DATA LINES:
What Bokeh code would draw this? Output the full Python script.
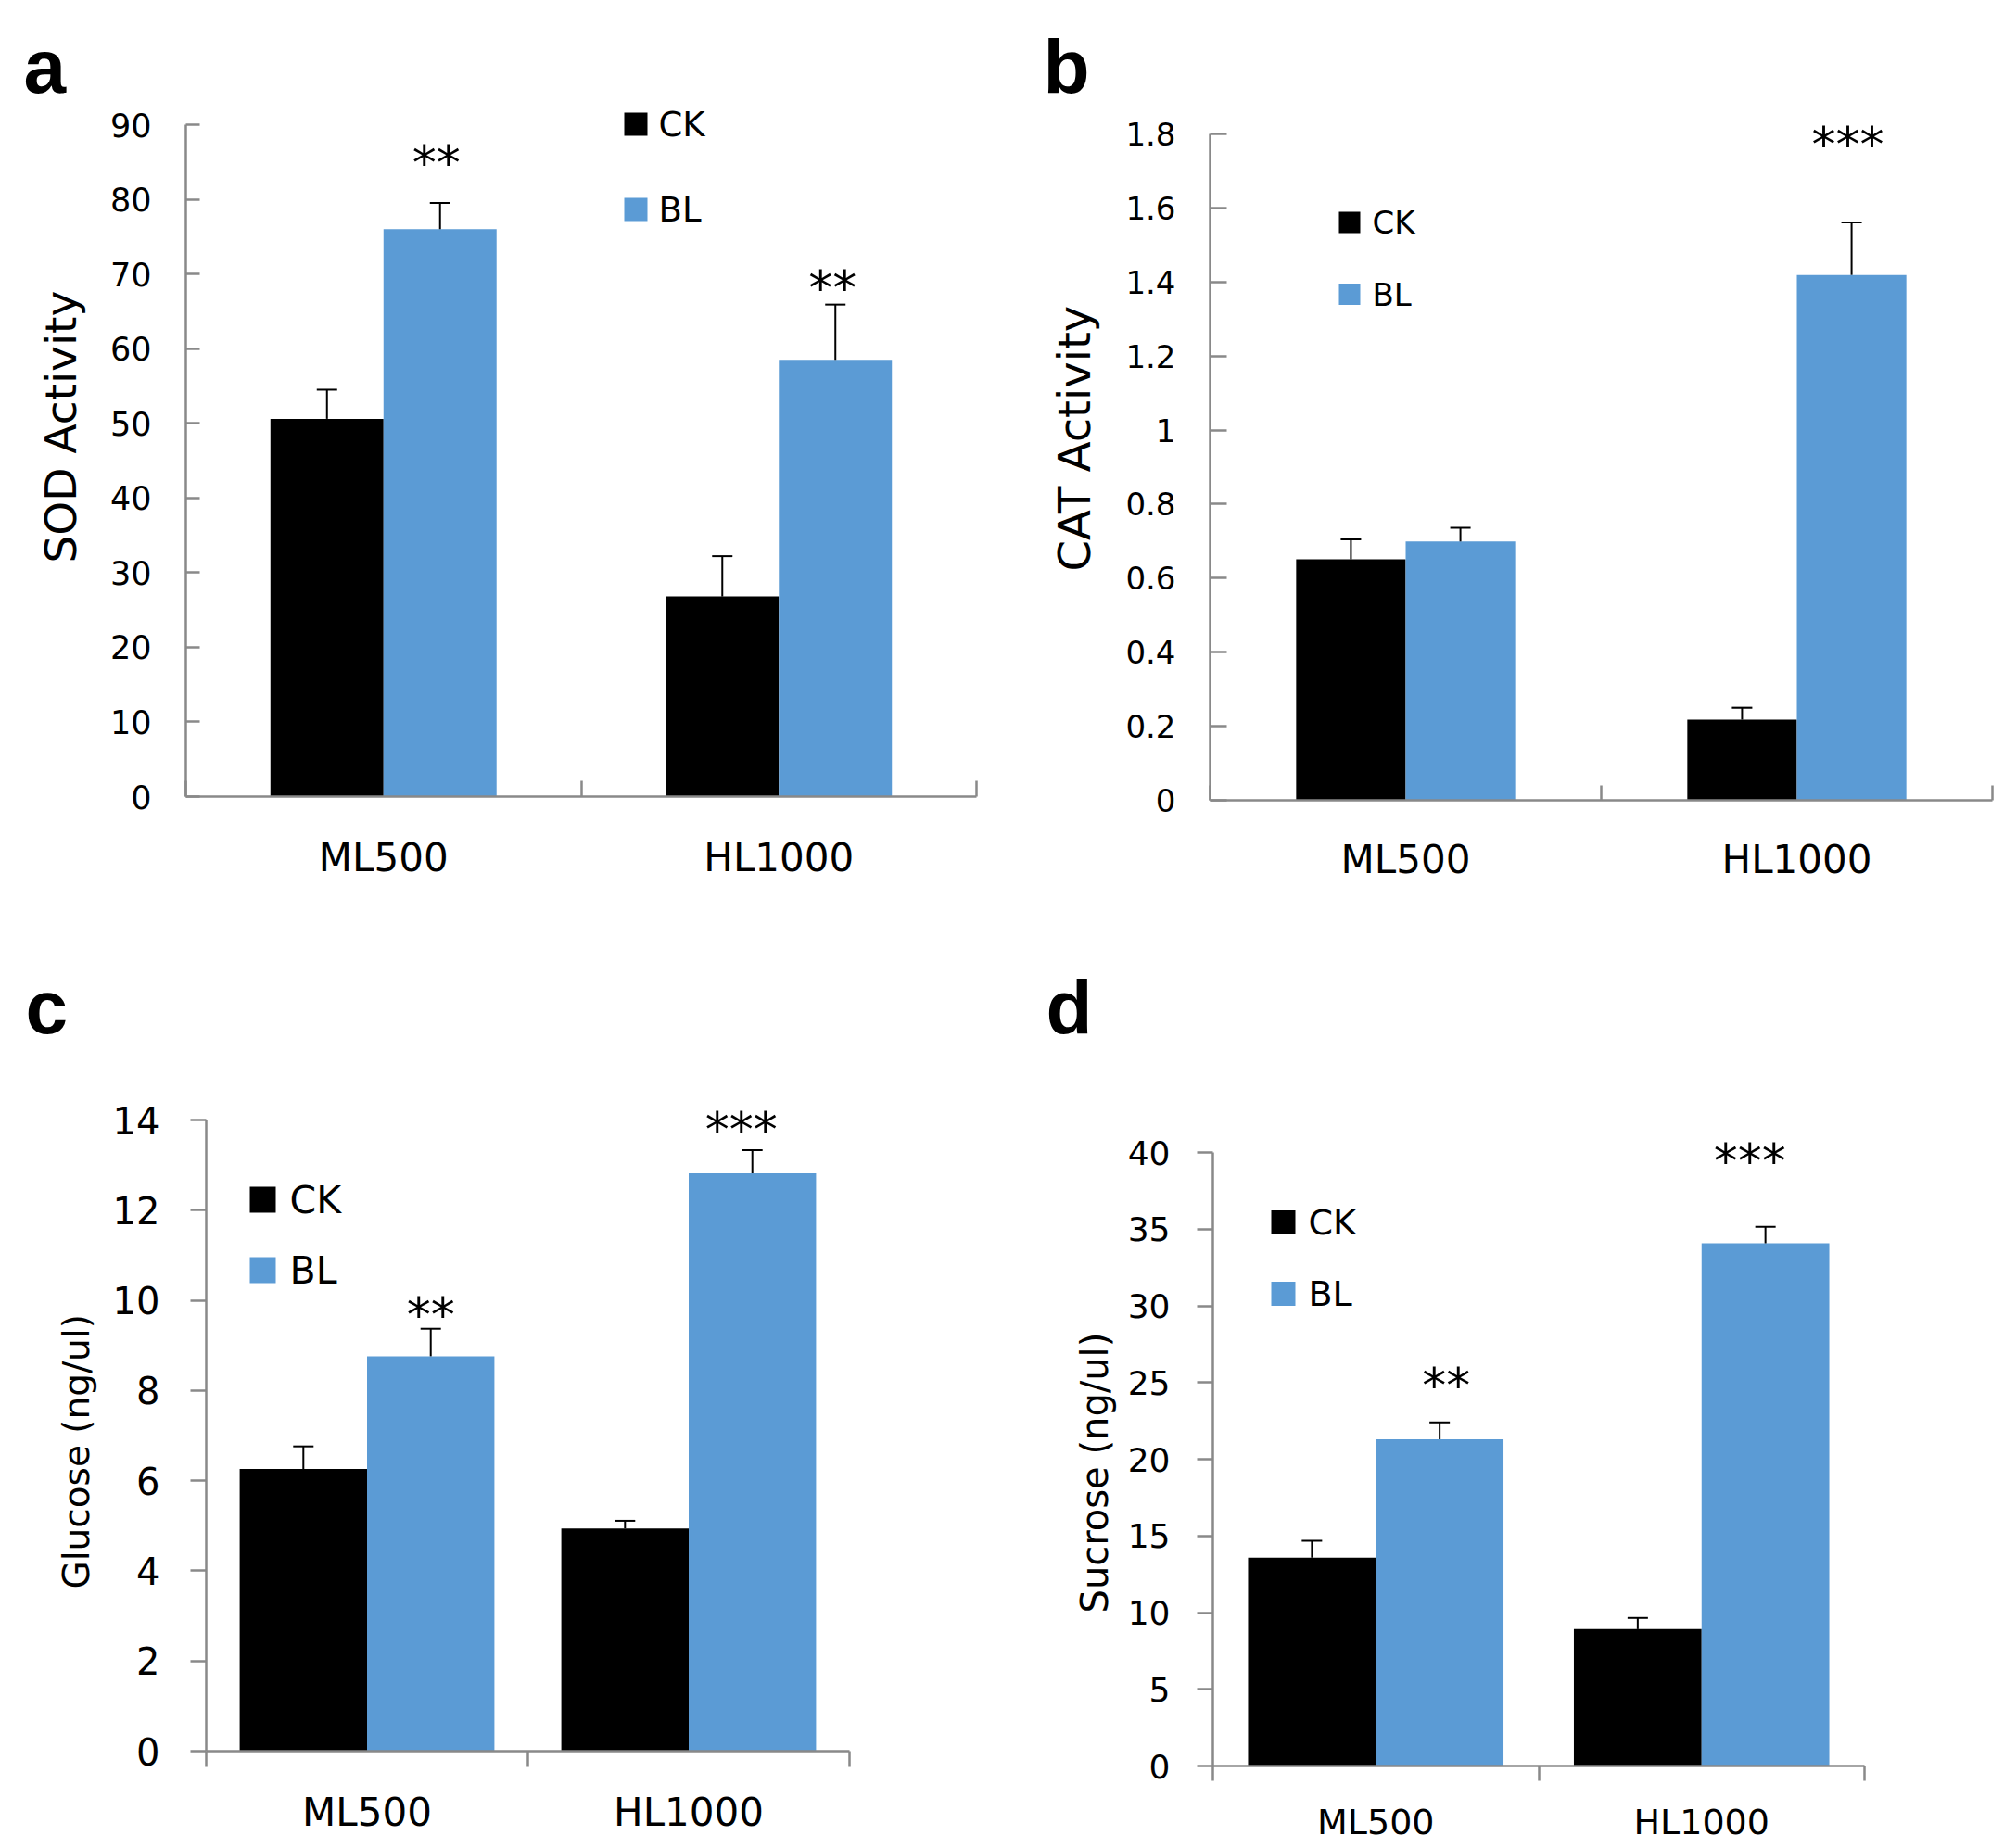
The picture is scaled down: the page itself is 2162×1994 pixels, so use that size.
from bokeh.plotting import figure
from bokeh.models import Range1d, FixedTicker, LinearAxis, Label, Whisker, TeeHead, ColumnDataSource, Title
from bokeh.layouts import column, row
from bokeh.embed import file_html
from bokeh.resources import INLINE
from bokeh.core.properties import value

# ---------------- data ----------------
categories = ["ML500", "HL1000"]
series = ["CK", "BL"]

sod_ck = [50.6, 26.8]
sod_ck_err = [3.9, 5.4]
sod_bl = [76.0, 58.5]
sod_bl_err = [3.5, 7.4]
sod_sig = ["**", "**"]
sod_ticks = [0, 10, 20, 30, 40, 50, 60, 70, 80, 90]

cat_ck = [0.651, 0.218]
cat_ck_err = [0.054, 0.032]
cat_bl = [0.699, 1.419]
cat_bl_err = [0.037, 0.142]
cat_sig = ["", "***"]
cat_ticks = [0, 0.2, 0.4, 0.6, 0.8, 1, 1.2, 1.4, 1.6, 1.8]

glu_ck = [6.26, 4.94]
glu_ck_err = [0.50, 0.17]
glu_bl = [8.76, 12.82]
glu_bl_err = [0.61, 0.51]
glu_sig = ["**", "***"]
glu_ticks = [0, 2, 4, 6, 8, 10, 12, 14]

suc_ck = [13.58, 8.92]
suc_ck_err = [1.11, 0.73]
suc_bl = [21.3, 34.08]
suc_bl_err = [1.10, 1.07]
suc_sig = ["**", "***"]
suc_ticks = [0, 5, 10, 15, 20, 25, 30, 35, 40]

# ---------------- styles / layout (pixels) ----------------
CK_COLOR = "#000000"
BL_COLOR = "#5B9BD5"
AXIS_COLOR = "#898989"
FONT = "DejaVu Sans"
LETTER_FONT = "Liberation Sans"

ROW1_TOP, ROW1_H, ROW1_FRAME_TOP = 0, 1010, 116
ROW2_TOP, ROW2_H, ROW2_FRAME_TOP = 1010, 979, 1131

panels_cfg = [
    dict(letter="a", title="SOD Activity", ticks=sod_ticks, ck=sod_ck, ck_err=sod_ck_err,
         bl=sod_bl, bl_err=sod_bl_err, sig=sod_sig,
         ox=0, fig_w=1090, L=200, R=1053, axis_top=134, B=859, row=1,
         tick_fs=35, ytick_in=15, ytick_out=0, ystand=37,
         xfs=42, xtick_in=17, xtick_out=0, xstand=41,
         title_fs=47, title_stand=45, title_end=607, bar_w=0.286,
         leg_sq=25, leg_cx=685.5, leg_cy=[133.5, 225.5], leg_tx=710, leg_fs=37,
         star_py=[168, 303], star_dx=[-4, -3], star_fs=52, letter_x=28),
    dict(letter="b", title="CAT Activity", ticks=cat_ticks, ck=cat_ck, ck_err=cat_ck_err,
         bl=cat_bl, bl_err=cat_bl_err, sig=cat_sig,
         ox=1090, fig_w=1067, L=1305, R=2149, axis_top=144, B=863, row=1,
         tick_fs=34, ytick_in=18, ytick_out=0, ystand=37,
         xfs=42, xtick_in=16, xtick_out=0, xstand=39,
         title_fs=48, title_stand=50, title_end=616, bar_w=0.28,
         leg_sq=23, leg_cx=1455.5, leg_cy=[239.5, 317], leg_tx=1480, leg_fs=34,
         star_py=[0, 148], star_dx=[0, -4], star_fs=52, letter_x=1128),
    dict(letter="c", title="Glucose (ng/ul)", ticks=glu_ticks, ck=glu_ck, ck_err=glu_ck_err,
         bl=glu_bl, bl_err=glu_bl_err, sig=glu_sig,
         ox=0, fig_w=1090, L=222, R=916, axis_top=1208, B=1889, row=2,
         tick_fs=40, ytick_in=0, ytick_out=17, ystand=33,
         xfs=42, xtick_in=0, xtick_out=17, xstand=24,
         title_fs=39, title_stand=28, title_end=1714, bar_w=0.396,
         leg_sq=28, leg_cx=283, leg_cy=[1294, 1370], leg_tx=312, leg_fs=41,
         star_py=[1411, 1211], star_dx=[0, -12], star_fs=52, letter_x=30),
    dict(letter="d", title="Sucrose (ng/ul)", ticks=suc_ticks, ck=suc_ck, ck_err=suc_ck_err,
         bl=suc_bl, bl_err=suc_bl_err, sig=suc_sig,
         ox=1090, fig_w=1067, L=1308, R=2011, axis_top=1243, B=1905, row=2,
         tick_fs=36, ytick_in=0, ytick_out=17, ystand=29,
         xfs=38, xtick_in=0, xtick_out=16, xstand=22,
         title_fs=40, title_stand=20, title_end=1740, bar_w=0.392,
         leg_sq=26, leg_cx=1384, leg_cy=[1318.5, 1395.5], leg_tx=1411, leg_fs=38,
         star_py=[1487, 1245], star_dx=[7, -17], star_fs=52, letter_x=1131),
]

STAR_DY = 7  # pixel nudge for the asterisk glyph's vertical centre


def make_panel(cfg):
    if cfg["row"] == 1:
        oy, fig_h, T = ROW1_TOP, ROW1_H, ROW1_FRAME_TOP
    else:
        oy, fig_h, T = ROW2_TOP, ROW2_H, ROW2_FRAME_TOP
    L, R, B = cfg["L"], cfg["R"], cfg["B"]
    fw, fh = R - L, B - T
    ncat = len(categories)
    ymax = cfg["ticks"][-1]
    y_end = ymax * (B - T) / (B - cfg["axis_top"])
    left_b = L - cfg["ox"]
    top_b = T - oy
    p = figure(frame_width=fw, frame_height=fh,
               x_range=Range1d(0, ncat), y_range=Range1d(0, y_end),
               x_axis_type=None, y_axis_type=None,
               output_backend="svg", toolbar_location=None,
               min_border_left=left_b, min_border_top=top_b,
               min_border_right=cfg["fig_w"] - left_b - fw,
               min_border_bottom=fig_h - top_b - fh)
    p.outline_line_color = None
    p.background_fill_color = "white"
    p.border_fill_color = "white"

    def dx(px):
        return (px - L) / fw * ncat

    def dy(py):
        return (B - py) / fh * y_end

    w = cfg["bar_w"]
    centers = [i + 0.5 for i in range(ncat)]
    src = ColumnDataSource(dict(
        x_ck=[c - w / 2 for c in centers],
        x_bl=[c + w / 2 for c in centers],
        ck=cfg["ck"], bl=cfg["bl"],
        ck_hi=[v + e for v, e in zip(cfg["ck"], cfg["ck_err"])],
        bl_hi=[v + e for v, e in zip(cfg["bl"], cfg["bl_err"])],
    ))
    p.vbar(x="x_ck", top="ck", bottom=0, width=w, source=src, fill_color=CK_COLOR, line_color=None)
    p.vbar(x="x_bl", top="bl", bottom=0, width=w, source=src, fill_color=BL_COLOR, line_color=None)
    for xs, lo, hi in (("x_ck", "ck", "ck_hi"), ("x_bl", "bl", "bl_hi")):
        p.add_layout(Whisker(source=src, base=xs, lower=lo, upper=hi, dimension="height",
                             line_color="black", line_width=2, lower_head=None,
                             upper_head=TeeHead(size=22, line_color="black", line_width=2),
                             level="overlay"))

    # y axis (line limited to the tick range)
    yt = cfg["ticks"]
    yaxis = LinearAxis(ticker=FixedTicker(ticks=yt, minor_ticks=[]), bounds=(0, ymax),
                       major_label_overrides={t: f"{t:g}" for t in yt},
                       axis_line_color=AXIS_COLOR, axis_line_width=2.5,
                       major_tick_line_color=AXIS_COLOR, major_tick_line_width=2.5,
                       major_tick_in=cfg["ytick_in"], major_tick_out=cfg["ytick_out"],
                       minor_tick_line_color=None,
                       major_label_text_font=FONT, major_label_text_font_size=f"{cfg['tick_fs']}px",
                       major_label_text_color="black", major_label_standoff=cfg["ystand"])
    p.add_layout(yaxis, "left")
    p.add_layout(Title(text=cfg["title"], align="left", vertical_align="bottom",
                       offset=B - cfg["title_end"], standoff=cfg["title_stand"],
                       text_font=FONT, text_font_size=f"{cfg['title_fs']}px",
                       text_font_style="normal", text_color="black"), "left")

    # x axis: labels at category centres, ticks at category boundaries
    xaxis = LinearAxis(ticker=FixedTicker(ticks=centers, minor_ticks=list(range(ncat + 1))),
                       major_label_overrides={c: n for c, n in zip(centers, categories)},
                       axis_line_color=AXIS_COLOR, axis_line_width=2.5,
                       major_tick_line_color=None, major_tick_in=0, major_tick_out=0,
                       minor_tick_line_color=AXIS_COLOR, minor_tick_line_width=2.5,
                       minor_tick_in=cfg["xtick_in"], minor_tick_out=cfg["xtick_out"],
                       major_label_text_font=FONT, major_label_text_font_size=f"{cfg['xfs']}px",
                       major_label_text_color="black", major_label_standoff=cfg["xstand"])
    p.add_layout(xaxis, "below")

    # significance stars
    for i, (s, py, sdx) in enumerate(zip(cfg["sig"], cfg["star_py"], cfg["star_dx"])):
        if s:
            p.add_layout(Label(x=centers[i] + w / 2, y=dy(py + STAR_DY), x_offset=sdx,
                               text=s, text_align="center",
                               text_baseline="middle", text_font=FONT,
                               text_font_size=f"{cfg['star_fs']}px", text_color="black"))

    # legend
    sq = cfg["leg_sq"]
    p.rect(x=[dx(cfg["leg_cx"])] * 2, y=[dy(v) for v in cfg["leg_cy"]], width=sq, height=sq,
           width_units="screen", height_units="screen", fill_color=[CK_COLOR, BL_COLOR], line_color=None)
    p.text(x=[dx(cfg["leg_tx"])] * 2, y=[dy(v) for v in cfg["leg_cy"]], text=series,
           text_font=value(FONT), text_font_size=value(f"{cfg['leg_fs']}px"),
           text_baseline="middle", text_align="left", text_color="black")

    # panel letter
    p.title.text = cfg["letter"]
    p.title.text_font = LETTER_FONT
    p.title.text_font_style = "bold"
    p.title.text_font_size = "82px"
    p.title.text_color = "black"
    p.title.align = "left"
    p.title.vertical_align = "bottom"
    p.title.standoff = 0
    p.title.offset = cfg["letter_x"] - 3 - L
    return p


figs = [make_panel(c) for c in panels_cfg]
layout = column(row(figs[0], figs[1]), row(figs[2], figs[3]))

open("out.html", "w").write(file_html(layout, INLINE))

AIM:
Extract verbatim only those lines that run from the line with "The picture is" to the line with "from bokeh.core.properties import value", inclusive.

FULL ANSWER:
The picture is scaled down: the page itself is 2162×1994 pixels, so use that size.
from bokeh.plotting import figure
from bokeh.models import Range1d, FixedTicker, LinearAxis, Label, Whisker, TeeHead, ColumnDataSource, Title
from bokeh.layouts import column, row
from bokeh.embed import file_html
from bokeh.resources import INLINE
from bokeh.core.properties import value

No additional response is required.